Dia das bruxas
Sobre o Hallowen e o medo que temos das crianças
Hoje é Halloween, no Brasil, Dia das Bruxas, ou, para alguns, Dia do Saci. A data é originária do calendário celta, celebração de um momento em que os portais que separam vivos e mortos se abrem, possibilitando cultos, homenagens, rituais, festas e outros trânsitos. Os americanos a transformaram num carnaval de tintas sinistras, góticas e noturnas, mas tudo isso se torna uma brincadeira de crianças.
Gostemos ou não, essa festa vem pegando por aqui, tanto que o Dia do Saci é uma reação a isso. O que os nacionalistas não perceberam é que não há como reduzir um dia de celebração mágica, macabra e lúdica, onde todas as representações da morte são bem vindas, aos personagens do nosso folclore. Aliás, nossa cultura carece de uma celebração festiva dos mortos, a criatura do gorro vermelho não se presta, sequer, para mensageira com o mundo dos que se foram.
O Halloween americano deve sua popularidade global a duas características: as fantasias sinistras, que decoram corpos e casas, e as brincadeiras infantis. Nosso Carnaval de exportação, reduzido a um desfile de peladas rebolantes, privou-nos das fantasias, das máscaras. Pena, porque colocar uma fantasia areja a alma, ajuda a esconder a identidade enquanto revelamos algum segredo. Mas as festas são diferentes, porque no Carnaval brincamos com o sexo, enquanto que, no Dia das Bruxas, tentamos zombar da morte.
Mas as gostosuras ou travessuras infantis revelam um outro monstro contemporâneo, representado por essas mimosas criaturas. Todas crianças são travessas: imperfeitas, resistentes à educação, ficam adiando o crescimento e se fazendo de bobas frente às lições, abrigam medos irracionais, sonham quando as precisamos despertas e se mantém acordadas quando as queremos dormindo.
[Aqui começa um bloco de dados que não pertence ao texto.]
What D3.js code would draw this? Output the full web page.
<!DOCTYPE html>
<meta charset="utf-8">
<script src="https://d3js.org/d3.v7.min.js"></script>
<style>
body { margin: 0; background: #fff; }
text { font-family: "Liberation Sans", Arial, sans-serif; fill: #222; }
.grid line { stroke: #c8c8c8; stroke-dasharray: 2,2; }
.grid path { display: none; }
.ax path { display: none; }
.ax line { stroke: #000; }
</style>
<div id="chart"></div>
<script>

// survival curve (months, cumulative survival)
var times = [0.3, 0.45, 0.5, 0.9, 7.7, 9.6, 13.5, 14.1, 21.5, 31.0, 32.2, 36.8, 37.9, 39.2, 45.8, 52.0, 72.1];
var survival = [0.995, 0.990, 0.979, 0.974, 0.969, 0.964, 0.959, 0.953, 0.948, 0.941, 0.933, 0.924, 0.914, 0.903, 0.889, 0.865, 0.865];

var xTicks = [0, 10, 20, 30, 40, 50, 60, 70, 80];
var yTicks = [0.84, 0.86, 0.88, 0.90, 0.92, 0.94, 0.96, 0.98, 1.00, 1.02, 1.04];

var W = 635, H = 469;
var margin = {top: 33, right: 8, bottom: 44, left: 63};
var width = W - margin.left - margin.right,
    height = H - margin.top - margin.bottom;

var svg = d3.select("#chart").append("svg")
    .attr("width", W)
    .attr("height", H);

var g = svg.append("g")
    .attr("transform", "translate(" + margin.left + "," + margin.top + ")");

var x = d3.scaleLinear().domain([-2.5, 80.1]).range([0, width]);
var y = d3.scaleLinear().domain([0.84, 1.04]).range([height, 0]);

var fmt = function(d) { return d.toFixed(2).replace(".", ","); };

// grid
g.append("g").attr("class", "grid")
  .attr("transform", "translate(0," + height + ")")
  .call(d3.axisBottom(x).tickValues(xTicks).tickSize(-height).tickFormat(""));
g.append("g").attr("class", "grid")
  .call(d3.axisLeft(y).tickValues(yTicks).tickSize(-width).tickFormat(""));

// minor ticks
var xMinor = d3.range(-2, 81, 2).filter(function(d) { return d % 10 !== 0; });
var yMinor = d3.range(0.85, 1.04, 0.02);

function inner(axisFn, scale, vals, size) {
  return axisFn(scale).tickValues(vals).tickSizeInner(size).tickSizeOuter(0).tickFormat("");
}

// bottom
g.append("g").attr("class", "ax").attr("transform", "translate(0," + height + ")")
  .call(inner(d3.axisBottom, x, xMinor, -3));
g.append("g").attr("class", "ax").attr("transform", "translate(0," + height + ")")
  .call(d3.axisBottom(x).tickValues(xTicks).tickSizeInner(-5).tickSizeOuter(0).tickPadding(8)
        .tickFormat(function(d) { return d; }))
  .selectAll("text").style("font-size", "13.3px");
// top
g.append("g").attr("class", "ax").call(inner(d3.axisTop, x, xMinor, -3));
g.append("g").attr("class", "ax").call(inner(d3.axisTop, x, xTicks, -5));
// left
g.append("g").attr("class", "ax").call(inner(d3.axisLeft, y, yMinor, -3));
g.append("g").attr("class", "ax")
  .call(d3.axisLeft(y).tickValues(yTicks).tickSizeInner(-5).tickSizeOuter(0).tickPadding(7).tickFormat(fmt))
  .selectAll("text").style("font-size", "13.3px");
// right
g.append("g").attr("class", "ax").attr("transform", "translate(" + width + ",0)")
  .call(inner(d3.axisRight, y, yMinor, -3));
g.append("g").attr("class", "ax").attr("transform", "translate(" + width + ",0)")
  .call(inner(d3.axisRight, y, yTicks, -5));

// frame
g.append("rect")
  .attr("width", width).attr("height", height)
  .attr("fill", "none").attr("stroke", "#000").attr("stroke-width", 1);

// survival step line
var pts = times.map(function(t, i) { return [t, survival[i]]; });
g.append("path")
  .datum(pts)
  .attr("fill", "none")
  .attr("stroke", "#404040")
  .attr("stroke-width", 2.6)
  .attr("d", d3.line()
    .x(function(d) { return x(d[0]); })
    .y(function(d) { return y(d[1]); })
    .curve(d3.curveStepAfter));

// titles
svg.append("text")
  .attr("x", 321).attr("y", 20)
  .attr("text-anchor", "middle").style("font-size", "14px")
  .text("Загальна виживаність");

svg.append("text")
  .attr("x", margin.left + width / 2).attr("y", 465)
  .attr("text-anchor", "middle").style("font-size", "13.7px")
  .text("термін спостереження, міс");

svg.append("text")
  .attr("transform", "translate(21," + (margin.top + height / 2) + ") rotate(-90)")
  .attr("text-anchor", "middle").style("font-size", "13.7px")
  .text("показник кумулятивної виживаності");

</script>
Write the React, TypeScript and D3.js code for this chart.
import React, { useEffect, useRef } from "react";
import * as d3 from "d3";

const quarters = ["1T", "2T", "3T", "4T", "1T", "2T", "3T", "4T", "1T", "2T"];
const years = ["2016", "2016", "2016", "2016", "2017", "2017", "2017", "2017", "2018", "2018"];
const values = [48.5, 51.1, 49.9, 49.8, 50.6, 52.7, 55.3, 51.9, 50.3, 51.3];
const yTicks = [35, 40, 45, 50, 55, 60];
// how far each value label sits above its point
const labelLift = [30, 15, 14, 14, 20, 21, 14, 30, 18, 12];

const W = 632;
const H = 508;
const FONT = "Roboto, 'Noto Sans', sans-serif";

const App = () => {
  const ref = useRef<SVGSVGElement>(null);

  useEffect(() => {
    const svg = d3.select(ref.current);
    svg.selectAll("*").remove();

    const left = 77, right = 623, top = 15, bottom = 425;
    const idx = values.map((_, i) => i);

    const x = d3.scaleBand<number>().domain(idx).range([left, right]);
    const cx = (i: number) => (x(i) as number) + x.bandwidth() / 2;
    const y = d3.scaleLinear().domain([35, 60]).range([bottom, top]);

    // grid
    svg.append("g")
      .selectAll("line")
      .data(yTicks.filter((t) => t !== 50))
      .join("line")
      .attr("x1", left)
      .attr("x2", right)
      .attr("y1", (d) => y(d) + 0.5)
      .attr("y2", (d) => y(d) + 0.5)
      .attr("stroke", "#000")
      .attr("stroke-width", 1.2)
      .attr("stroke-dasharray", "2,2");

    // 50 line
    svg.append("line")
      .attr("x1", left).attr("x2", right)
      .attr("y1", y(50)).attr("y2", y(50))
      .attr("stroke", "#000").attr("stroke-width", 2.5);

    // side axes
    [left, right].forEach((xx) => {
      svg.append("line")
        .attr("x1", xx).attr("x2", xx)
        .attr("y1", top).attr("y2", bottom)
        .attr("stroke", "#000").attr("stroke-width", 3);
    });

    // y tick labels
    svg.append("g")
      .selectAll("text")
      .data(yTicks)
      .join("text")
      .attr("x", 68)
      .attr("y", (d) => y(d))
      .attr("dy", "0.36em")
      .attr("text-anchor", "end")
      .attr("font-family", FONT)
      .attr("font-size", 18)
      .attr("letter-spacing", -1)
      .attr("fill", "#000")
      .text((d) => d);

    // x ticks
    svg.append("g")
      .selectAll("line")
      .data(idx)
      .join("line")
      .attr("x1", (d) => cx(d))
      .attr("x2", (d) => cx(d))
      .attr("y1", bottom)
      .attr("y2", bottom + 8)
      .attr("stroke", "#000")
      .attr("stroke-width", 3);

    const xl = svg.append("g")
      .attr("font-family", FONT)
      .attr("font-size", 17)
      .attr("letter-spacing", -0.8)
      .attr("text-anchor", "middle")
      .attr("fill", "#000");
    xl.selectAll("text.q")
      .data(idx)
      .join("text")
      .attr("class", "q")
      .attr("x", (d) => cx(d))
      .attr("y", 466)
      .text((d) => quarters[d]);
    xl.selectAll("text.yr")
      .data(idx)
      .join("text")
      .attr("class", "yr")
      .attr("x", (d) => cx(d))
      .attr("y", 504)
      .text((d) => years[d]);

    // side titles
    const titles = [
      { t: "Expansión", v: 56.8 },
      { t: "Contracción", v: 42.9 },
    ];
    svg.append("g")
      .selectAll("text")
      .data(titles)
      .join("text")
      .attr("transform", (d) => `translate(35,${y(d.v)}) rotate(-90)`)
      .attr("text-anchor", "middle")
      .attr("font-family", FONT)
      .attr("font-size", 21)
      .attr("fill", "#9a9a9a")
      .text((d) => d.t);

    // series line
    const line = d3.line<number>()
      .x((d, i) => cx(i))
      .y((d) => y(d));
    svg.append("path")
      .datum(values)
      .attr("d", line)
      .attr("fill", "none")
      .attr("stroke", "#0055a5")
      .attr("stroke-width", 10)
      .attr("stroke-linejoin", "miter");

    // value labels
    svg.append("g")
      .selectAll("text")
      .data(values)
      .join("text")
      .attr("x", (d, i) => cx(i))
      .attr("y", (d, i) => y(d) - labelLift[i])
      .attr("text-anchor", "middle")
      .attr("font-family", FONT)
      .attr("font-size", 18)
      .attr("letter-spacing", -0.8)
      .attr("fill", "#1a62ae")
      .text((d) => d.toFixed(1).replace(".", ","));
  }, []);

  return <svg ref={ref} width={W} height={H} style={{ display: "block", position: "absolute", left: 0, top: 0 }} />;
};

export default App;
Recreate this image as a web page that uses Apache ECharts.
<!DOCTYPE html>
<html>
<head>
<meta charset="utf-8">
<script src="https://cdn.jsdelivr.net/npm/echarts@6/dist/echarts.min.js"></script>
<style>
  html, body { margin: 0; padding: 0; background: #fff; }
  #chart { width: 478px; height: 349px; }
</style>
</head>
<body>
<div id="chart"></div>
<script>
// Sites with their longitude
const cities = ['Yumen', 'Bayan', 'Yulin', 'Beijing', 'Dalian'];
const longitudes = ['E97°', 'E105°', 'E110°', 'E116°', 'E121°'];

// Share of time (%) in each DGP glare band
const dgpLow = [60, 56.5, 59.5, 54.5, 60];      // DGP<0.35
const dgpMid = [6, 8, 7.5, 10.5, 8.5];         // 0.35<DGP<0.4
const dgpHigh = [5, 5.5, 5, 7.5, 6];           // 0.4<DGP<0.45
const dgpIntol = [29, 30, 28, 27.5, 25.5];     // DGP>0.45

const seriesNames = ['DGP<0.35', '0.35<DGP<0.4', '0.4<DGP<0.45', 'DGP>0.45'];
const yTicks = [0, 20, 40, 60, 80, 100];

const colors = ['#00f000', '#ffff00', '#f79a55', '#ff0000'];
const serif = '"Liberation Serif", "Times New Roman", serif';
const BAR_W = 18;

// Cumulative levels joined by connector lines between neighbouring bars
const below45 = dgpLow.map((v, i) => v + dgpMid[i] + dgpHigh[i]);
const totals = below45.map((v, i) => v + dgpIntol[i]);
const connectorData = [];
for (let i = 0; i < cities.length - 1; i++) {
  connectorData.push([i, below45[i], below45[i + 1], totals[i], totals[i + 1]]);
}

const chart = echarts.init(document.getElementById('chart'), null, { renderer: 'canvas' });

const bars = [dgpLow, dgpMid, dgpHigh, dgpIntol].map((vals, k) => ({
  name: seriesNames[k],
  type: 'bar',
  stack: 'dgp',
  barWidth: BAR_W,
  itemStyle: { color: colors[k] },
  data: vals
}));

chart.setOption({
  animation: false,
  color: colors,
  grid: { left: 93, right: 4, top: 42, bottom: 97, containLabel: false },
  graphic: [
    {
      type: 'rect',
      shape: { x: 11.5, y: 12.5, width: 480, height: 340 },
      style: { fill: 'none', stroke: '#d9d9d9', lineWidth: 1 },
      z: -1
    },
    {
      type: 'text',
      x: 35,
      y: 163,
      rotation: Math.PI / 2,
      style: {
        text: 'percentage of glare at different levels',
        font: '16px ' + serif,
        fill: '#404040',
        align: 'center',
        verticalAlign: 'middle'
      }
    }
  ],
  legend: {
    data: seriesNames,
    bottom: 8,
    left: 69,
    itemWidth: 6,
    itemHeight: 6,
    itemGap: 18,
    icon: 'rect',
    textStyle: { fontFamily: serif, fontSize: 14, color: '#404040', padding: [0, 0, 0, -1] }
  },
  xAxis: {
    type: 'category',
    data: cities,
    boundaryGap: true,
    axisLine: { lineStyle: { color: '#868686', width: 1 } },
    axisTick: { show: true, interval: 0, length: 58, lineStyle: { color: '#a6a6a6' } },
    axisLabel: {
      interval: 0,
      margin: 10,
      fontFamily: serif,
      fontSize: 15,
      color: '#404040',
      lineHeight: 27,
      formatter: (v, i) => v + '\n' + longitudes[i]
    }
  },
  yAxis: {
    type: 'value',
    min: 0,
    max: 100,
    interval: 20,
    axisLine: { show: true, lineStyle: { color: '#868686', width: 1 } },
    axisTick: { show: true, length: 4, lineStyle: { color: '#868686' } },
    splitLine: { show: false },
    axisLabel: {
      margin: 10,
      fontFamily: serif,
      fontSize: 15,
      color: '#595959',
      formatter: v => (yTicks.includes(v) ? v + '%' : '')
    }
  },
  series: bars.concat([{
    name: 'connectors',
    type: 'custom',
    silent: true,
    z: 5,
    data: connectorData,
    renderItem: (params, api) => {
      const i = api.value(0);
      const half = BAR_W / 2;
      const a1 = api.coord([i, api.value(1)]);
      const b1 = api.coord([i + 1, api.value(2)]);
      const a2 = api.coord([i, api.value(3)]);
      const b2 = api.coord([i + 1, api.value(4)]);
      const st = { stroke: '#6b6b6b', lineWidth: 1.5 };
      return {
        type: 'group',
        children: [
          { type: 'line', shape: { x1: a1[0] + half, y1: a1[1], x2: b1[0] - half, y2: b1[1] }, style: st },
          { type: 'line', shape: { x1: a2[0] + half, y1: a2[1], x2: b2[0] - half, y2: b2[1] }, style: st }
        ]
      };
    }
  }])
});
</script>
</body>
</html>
Investimos tanto nelas que esperaríamos uma contrapartida de mais qualidade.
O Halloween se consagrou nos moldes atuais junto com o baby boom norte-americano, quando as famílias construíram bolhas de bem estar para repovoar o país de cidadãos saudáveis, capazes de garantir a felicidade geral da nação. O tiro saiu pela culatra e surgiram os adolescentes transviados e enfastiados, que demonstram a impossibilidade de controlar os filhos, por mais que se faça. Se importamos essa festa é porque também temos medo de que nossas crianças descontroladas destruam tudo com suas travessuras infernais, como os Gremlins, do filme de 1984.
Além disso, por mais que coloquemos cultura instrutiva e pasteurizada na mamadeira das crianças, elas logo mostrarão seu guloso paladar para fantasias mais radicais, envolvendo também a morte. Por isso, essa festa pagã necessita de um exército de monstros tão vasto quanto a imaginação humana pôde criar. Combatê-los será tão infrutífero quanto queimar as bruxas na fogueira já que, como se vê, elas sobrevivem. Além disso, o Saci, garoto travesso, seria o primeiro a se divertir nessa festa.